I can optimize WinXP off the top of my head, moving the pagefile, temp folders, browser caches, system shell folders etc to dedicated drives to limit fragmentation and speed up access. Run Perfect disk defraggers, optimize and compact the registry, run clean up utilities, tweakui etc. I knew every service off by heart and which ones I could disable for security and performance gains. Was useful for older machines, which I no longer own.

Really anal things that took up time for minimum gains on modern PC's, since they have huge storage capacity, mem and lightening fast CPU's.

Then I moved to Windows 7 64bit with 4GB ram. And I realised that I might as well just let the thing run on it's own 640GB drive (in the future a SSD drive) as the designers intended, leave the pagefile and other default locations put and let it mess up 640GB as much as it wants with restore, temp files etc. I have a separate hard drive for storage and downloads/torrents (user data) and another for games, emulators and projects, but that's it. Three partitions. Simple.
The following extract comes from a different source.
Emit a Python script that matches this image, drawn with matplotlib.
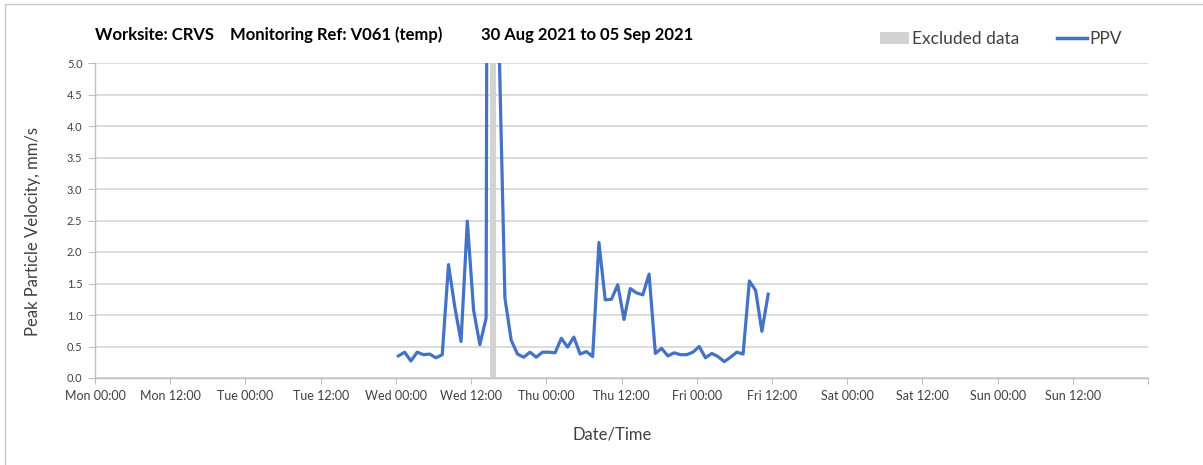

I'll still watch what I install and remove startup programs and junk that's not required, but I'm not going to constantly tweak the OS as much as XP. I no longer see the point as long as it works as I want.

So I can be surfing the net on C:, downloading/uploading on D:, gaming or encoding/archiving on E: all at the same time and each task has it's own hard drive as not to slow down access.

In other words, I only spend time optimizing what brings real performance gains now in Windows 7. And my computing experience feels no different.

One day I'll clean it up, perhaps a year down the line, or I may just restore the activated clean backup image I made on fresh install using the built in backup utility.

Anyone else given up constantly optimizing and tweaking their OS to epic proportions? (nothing wrong with it, it can be a fun hobby treating Windows like Linux - always tinkering away!)